## What is asked:
Return the whole listing, line for line, without the pictures in it.

*-*-*

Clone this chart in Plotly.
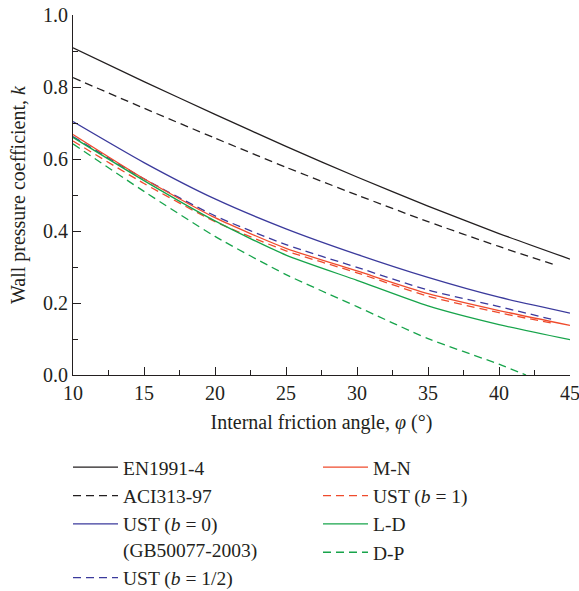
import plotly.graph_objects as go

phi = [10, 15, 20, 25, 30, 35, 40, 45]
phi_44 = [10, 15, 20, 25, 30, 35, 40, 44]
phi_dp = [10, 15, 20, 25, 30, 35, 40, 41.9]

en1991 = [0.909, 0.815, 0.724, 0.635, 0.550, 0.469, 0.393, 0.322]
aci313 = [0.826, 0.741, 0.658, 0.577, 0.500, 0.426, 0.357, 0.305]
ust_b0 = [0.704, 0.590, 0.489, 0.406, 0.335, 0.271, 0.216, 0.172]
ust_b05 = [0.662, 0.545, 0.442, 0.362, 0.299, 0.236, 0.190, 0.152]
mn = [0.668, 0.545, 0.437, 0.352, 0.289, 0.226, 0.179, 0.138]
ust_b1 = [0.650, 0.532, 0.426, 0.345, 0.284, 0.219, 0.173, 0.142]
ld = [0.660, 0.540, 0.428, 0.333, 0.263, 0.192, 0.140, 0.098]
dp = [0.642, 0.510, 0.385, 0.279, 0.190, 0.101, 0.030, 0.0]

BLACK = "#231f20"
BLUE = "#3b3a9c"
RED = "#ef4b2c"
GREEN = "#17a44b"
FONT = "Liberation Serif"
FS = 20
DASH = "8px,5px"

series = [
    ("EN1991-4", phi, en1991, BLACK, "solid", "legend"),
    ("ACI313-97", phi_44, aci313, BLACK, DASH, "legend"),
    ("UST (<i>b</i> = 0)<br>(GB50077-2003)", phi, ust_b0, BLUE, "solid", "legend"),
    ("UST (<i>b</i> = 1/2)", phi_44, ust_b05, BLUE, DASH, "legend"),
    ("M-N", phi, mn, RED, "solid", "legend2"),
    ("UST (<i>b</i> = 1)", phi_44, ust_b1, RED, DASH, "legend2"),
    ("L-D", phi, ld, GREEN, "solid", "legend2"),
    ("D-P", phi_dp, dp, GREEN, DASH, "legend2"),
]

fig = go.Figure()
for name, xs, ys, color, dash, lg in series:
    fig.add_trace(go.Scatter(
        x=xs, y=ys, mode="lines", name=name, legend=lg,
        line=dict(color=color, width=1.3, dash=dash, shape="spline", smoothing=0.6),
    ))

axis_common = dict(
    showline=True, linecolor=BLACK, linewidth=1, mirror=False,
    ticks="inside", ticklen=8, tickwidth=1, tickcolor=BLACK,
    showgrid=False, zeroline=False, ticklabeloverflow="allow",
    tickfont=dict(family=FONT, size=FS, color=BLACK),
)

legend_common = dict(
    xref="container", yref="container", yanchor="top", xanchor="left",
    orientation="v", valign="top", tracegroupgap=0,
    font=dict(family=FONT, size=19.5, color=BLACK),
    bgcolor="rgba(0,0,0,0)", itemwidth=45,
)

fig.update_layout(
    width=579, height=591,
    margin=dict(l=73, r=9, t=15, b=216, autoexpand=False),
    paper_bgcolor="white", plot_bgcolor="white",
    font=dict(family=FONT, size=FS, color=BLACK),
    xaxis=dict(range=[10, 45], dtick=5, tick0=10,
               minor=dict(dtick=2.5, ticks="inside", ticklen=5, tickcolor=BLACK),
               title=dict(text="Internal friction angle, <i>φ</i> (°)", standoff=11,
                          font=dict(family=FONT, size=FS, color=BLACK)),
               **axis_common),
    yaxis=dict(range=[0, 1.0], dtick=0.2, tick0=0, tickformat=".1f",
               minor=dict(dtick=0.1, ticks="inside", ticklen=5, tickcolor=BLACK),
               **axis_common),
    annotations=[dict(
        text="Wall pressure coefficient, <i>k</i>", textangle=-90,
        xref="paper", yref="paper", x=(18 - 73) / 497, y=0.5,
        xanchor="center", yanchor="middle", showarrow=False,
        font=dict(family=FONT, size=FS, color=BLACK),
    )],
    legend=dict(x=68 / 579, y=(591 - 448) / 591, **legend_common),
    legend2=dict(x=318 / 579, y=(591 - 448) / 591, **legend_common),
    showlegend=True,
)

fig.write_html("out.html")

*-*-*

## Task result:
Clone this chart in Plotly.
import plotly.graph_objects as go

phi = [10, 15, 20, 25, 30, 35, 40, 45]
phi_44 = [10, 15, 20, 25, 30, 35, 40, 44]
phi_dp = [10, 15, 20, 25, 30, 35, 40, 41.9]

en1991 = [0.909, 0.815, 0.724, 0.635, 0.550, 0.469, 0.393, 0.322]
aci313 = [0.826, 0.741, 0.658, 0.577, 0.500, 0.426, 0.357, 0.305]
ust_b0 = [0.704, 0.590, 0.489, 0.406, 0.335, 0.271, 0.216, 0.172]
ust_b05 = [0.662, 0.545, 0.442, 0.362, 0.299, 0.236, 0.190, 0.152]
mn = [0.668, 0.545, 0.437, 0.352, 0.289, 0.226, 0.179, 0.138]
ust_b1 = [0.650, 0.532, 0.426, 0.345, 0.284, 0.219, 0.173, 0.142]
ld = [0.660, 0.540, 0.428, 0.333, 0.263, 0.192, 0.140, 0.098]
dp = [0.642, 0.510, 0.385, 0.279, 0.190, 0.101, 0.030, 0.0]

BLACK = "#231f20"
BLUE = "#3b3a9c"
RED = "#ef4b2c"
GREEN = "#17a44b"
FONT = "Liberation Serif"
FS = 20
DASH = "8px,5px"

series = [
    ("EN1991-4", phi, en1991, BLACK, "solid", "legend"),
    ("ACI313-97", phi_44, aci313, BLACK, DASH, "legend"),
    ("UST (<i>b</i> = 0)<br>(GB50077-2003)", phi, ust_b0, BLUE, "solid", "legend"),
    ("UST (<i>b</i> = 1/2)", phi_44, ust_b05, BLUE, DASH, "legend"),
    ("M-N", phi, mn, RED, "solid", "legend2"),
    ("UST (<i>b</i> = 1)", phi_44, ust_b1, RED, DASH, "legend2"),
    ("L-D", phi, ld, GREEN, "solid", "legend2"),
    ("D-P", phi_dp, dp, GREEN, DASH, "legend2"),
]

fig = go.Figure()
for name, xs, ys, color, dash, lg in series:
    fig.add_trace(go.Scatter(
        x=xs, y=ys, mode="lines", name=name, legend=lg,
        line=dict(color=color, width=1.3, dash=dash, shape="spline", smoothing=0.6),
    ))

axis_common = dict(
    showline=True, linecolor=BLACK, linewidth=1, mirror=False,
    ticks="inside", ticklen=8, tickwidth=1, tickcolor=BLACK,
    showgrid=False, zeroline=False, ticklabeloverflow="allow",
    tickfont=dict(family=FONT, size=FS, color=BLACK),
)

legend_common = dict(
    xref="container", yref="container", yanchor="top", xanchor="left",
    orientation="v", valign="top", tracegroupgap=0,
    font=dict(family=FONT, size=19.5, color=BLACK),
    bgcolor="rgba(0,0,0,0)", itemwidth=45,
)

fig.update_layout(
    width=579, height=591,
    margin=dict(l=73, r=9, t=15, b=216, autoexpand=False),
    paper_bgcolor="white", plot_bgcolor="white",
    font=dict(family=FONT, size=FS, color=BLACK),
    xaxis=dict(range=[10, 45], dtick=5, tick0=10,
               minor=dict(dtick=2.5, ticks="inside", ticklen=5, tickcolor=BLACK),
               title=dict(text="Internal friction angle, <i>φ</i> (°)", standoff=11,
                          font=dict(family=FONT, size=FS, color=BLACK)),
               **axis_common),
    yaxis=dict(range=[0, 1.0], dtick=0.2, tick0=0, tickformat=".1f",
               minor=dict(dtick=0.1, ticks="inside", ticklen=5, tickcolor=BLACK),
               **axis_common),
    annotations=[dict(
        text="Wall pressure coefficient, <i>k</i>", textangle=-90,
        xref="paper", yref="paper", x=(18 - 73) / 497, y=0.5,
        xanchor="center", yanchor="middle", showarrow=False,
        font=dict(family=FONT, size=FS, color=BLACK),
    )],
    legend=dict(x=68 / 579, y=(591 - 448) / 591, **legend_common),
    legend2=dict(x=318 / 579, y=(591 - 448) / 591, **legend_common),
    showlegend=True,
)

fig.write_html("out.html")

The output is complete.